Work out how many lines in the listing below include the word "matplotlib"; answer with the number alone.

Records:
※
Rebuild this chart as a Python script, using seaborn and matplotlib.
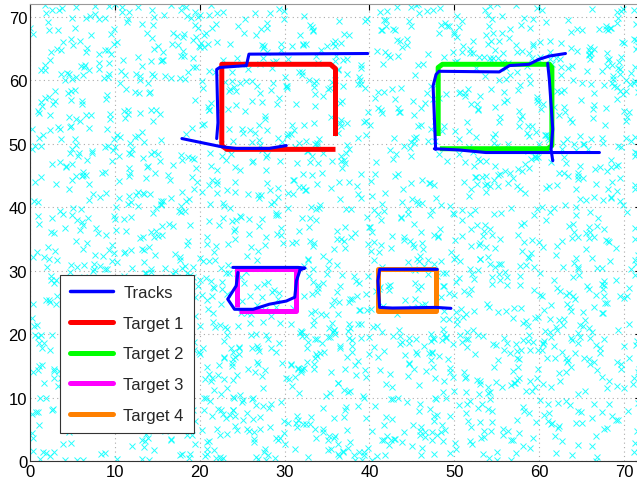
import numpy as np
import pandas as pd
import matplotlib
matplotlib.use("Agg")
import matplotlib.pyplot as plt
import seaborn as sns

sns.set_theme(style="white")
plt.rcParams['font.family'] = ['Liberation Sans', 'DejaVu Sans']

# ---------------- data ----------------
# Target ground-truth paths
target1_x = [36.0, 36.0, 35.4, 22.6, 22.6, 23.2, 36.0]
target1_y = [51.2, 61.8, 62.5, 62.5, 49.7, 49.1, 49.1]
target2_x = [48.1, 48.1, 48.6, 61.2, 61.5, 61.5, 61.0, 48.3]
target2_y = [51.2, 62.0, 62.5, 62.5, 62.0, 49.7, 49.2, 49.2]
target3_x = [24.4, 24.4, 31.3, 31.3, 24.6]
target3_y = [24.2, 30.2, 30.2, 23.7, 23.7]
target4_x = [47.9, 41.0, 41.0, 47.9, 47.9]
target4_y = [30.2, 30.2, 23.6, 23.6, 30.2]

# Estimated tracks
track1_x = [17.9, 22.6, 24.3, 26.3, 28.2, 30.2]
track1_y = [50.8, 49.5, 49.25, 49.25, 49.25, 49.7]
track2_x = [22.0, 22.15, 22.0, 22.35, 25.5, 25.8, 39.8]
track2_y = [50.8, 53.3, 61.7, 62.0, 62.3, 64.1, 64.2]
track3_x = [47.65, 50.6, 53.7, 61.6, 67.1]
track3_y = [49.2, 49.0, 48.6, 48.6, 48.6]
track4_x = [47.8, 47.5, 47.85, 48.2, 55.3, 56.5, 58.8, 60.0, 61.2, 63.1]
track4_y = [49.1, 59.1, 60.9, 61.4, 61.3, 62.3, 62.5, 63.3, 63.8, 64.2]
track5_x = [61.0, 61.2, 61.6, 61.4, 61.6]
track5_y = [62.65, 60.1, 52.3, 49.1, 47.3]
track6_x = [23.9, 31.6, 32.4, 31.8]
track6_y = [30.5, 30.5, 30.4, 30.1]
track7_x = [24.5, 24.3, 23.3, 24.1, 26.3, 28.2, 30.2, 31.2, 31.4, 31.8]
track7_y = [29.7, 27.6, 25.5, 23.9, 23.9, 24.7, 25.2, 25.8, 28.4, 30.0]
track8_x = [48.0, 41.2, 41.0, 41.2, 42.7, 47.85, 49.6]
track8_y = [30.2, 30.2, 28.4, 24.2, 24.1, 24.2, 24.05]

# Clutter (uniform false alarms over the surveillance region)
n_clutter = 2200
rng = np.random.default_rng(7)
clutter_x = rng.uniform(0, 72, n_clutter)
clutter_y = rng.uniform(0, 72, n_clutter)

xticks = [0, 10, 20, 30, 40, 50, 60, 70]
yticks = [0, 10, 20, 30, 40, 50, 60, 70]

target_names = ["Target 1", "Target 2", "Target 3", "Target 4"]
target_colors = ["#ff0000", "#00ff00", "#ff00ff", "#ff8000"]
track_color = "#0000ff"

# ---------------- figure ----------------
fig = plt.figure(figsize=(6.37, 4.89), dpi=100)
ax = fig.add_axes([30/637, 27/489, 611/637, 457/489])

clutter_df = pd.DataFrame({"x": clutter_x, "y": clutter_y})
ax.plot(clutter_df["x"], clutter_df["y"], linestyle="none", marker="x",
        color="#00ffff", markersize=4.6, markeredgewidth=0.7, zorder=1,
        clip_on=True, alpha=0.85)

tracks = [(track1_x, track1_y), (track2_x, track2_y), (track3_x, track3_y),
          (track4_x, track4_y), (track5_x, track5_y), (track6_x, track6_y),
          (track7_x, track7_y), (track8_x, track8_y)]
track_df = pd.concat([pd.DataFrame({"x": tx, "y": ty, "pt": range(len(tx)), "track": i})
                      for i, (tx, ty) in enumerate(tracks)], ignore_index=True)

targets = [(target1_x, target1_y), (target2_x, target2_y),
           (target3_x, target3_y), (target4_x, target4_y)]
for (tx, ty), c in zip(targets, target_colors):
    tdf = pd.DataFrame({"x": tx, "y": ty})
    sns.lineplot(data=tdf, x="x", y="y", sort=False, estimator=None, ax=ax,
                 color=c, linewidth=3.6, zorder=3, solid_capstyle="butt",
                 solid_joinstyle="round")

sns.lineplot(data=track_df, x="x", y="y", units="track", sort=False,
             estimator=None, ax=ax, color=track_color, linewidth=2.2, zorder=4,
             solid_joinstyle="round")

ax.set_xlim(0, 72)
ax.set_ylim(0, 72)
ax.set_xticks(xticks)
ax.set_yticks(yticks)
ax.set_xlabel("")
ax.set_ylabel("")
ax.grid(True, linestyle=(0, (1, 3)), color="#aaaaaa", linewidth=0.8)
ax.tick_params(axis="both", direction="in", length=4, width=0.8, labelsize=12,
               top=True, right=True, pad=2, colors="black")
for s in ax.spines.values():
    s.set_color("#333333")
    s.set_linewidth(0.8)
ax.spines["top"].set_color("#999999")

from matplotlib.lines import Line2D
handles = [Line2D([], [], color=track_color, linewidth=2.5)] + \
          [Line2D([], [], color=c, linewidth=3.6) for c in target_colors]
labels = ["Tracks"] + target_names
leg = ax.legend(handles, labels, loc="lower left", bbox_to_anchor=(0.049, 0.061),
                fontsize=12, frameon=True, fancybox=False, framealpha=1,
                edgecolor="#333333", handlelength=2.6, labelspacing=0.95,
                borderpad=0.6, handletextpad=0.6, borderaxespad=0)
leg.get_frame().set_linewidth(0.8)
leg.set_zorder(10)

fig.savefig("out.png", dpi=100)
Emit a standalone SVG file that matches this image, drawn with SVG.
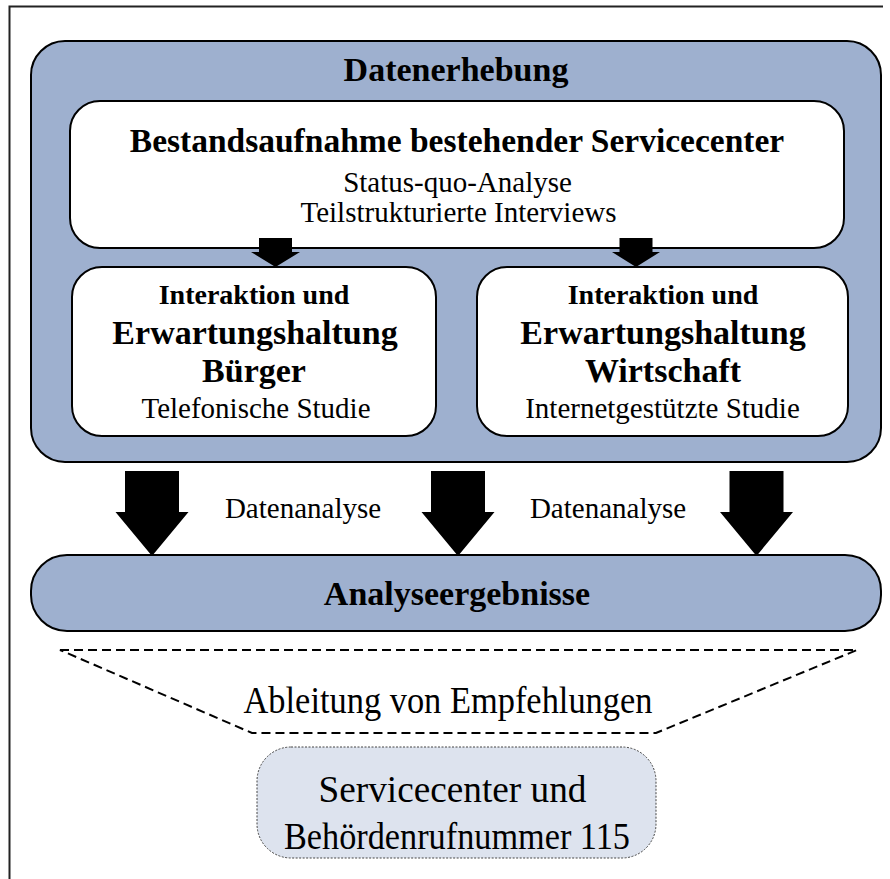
※
- **Written answer**
5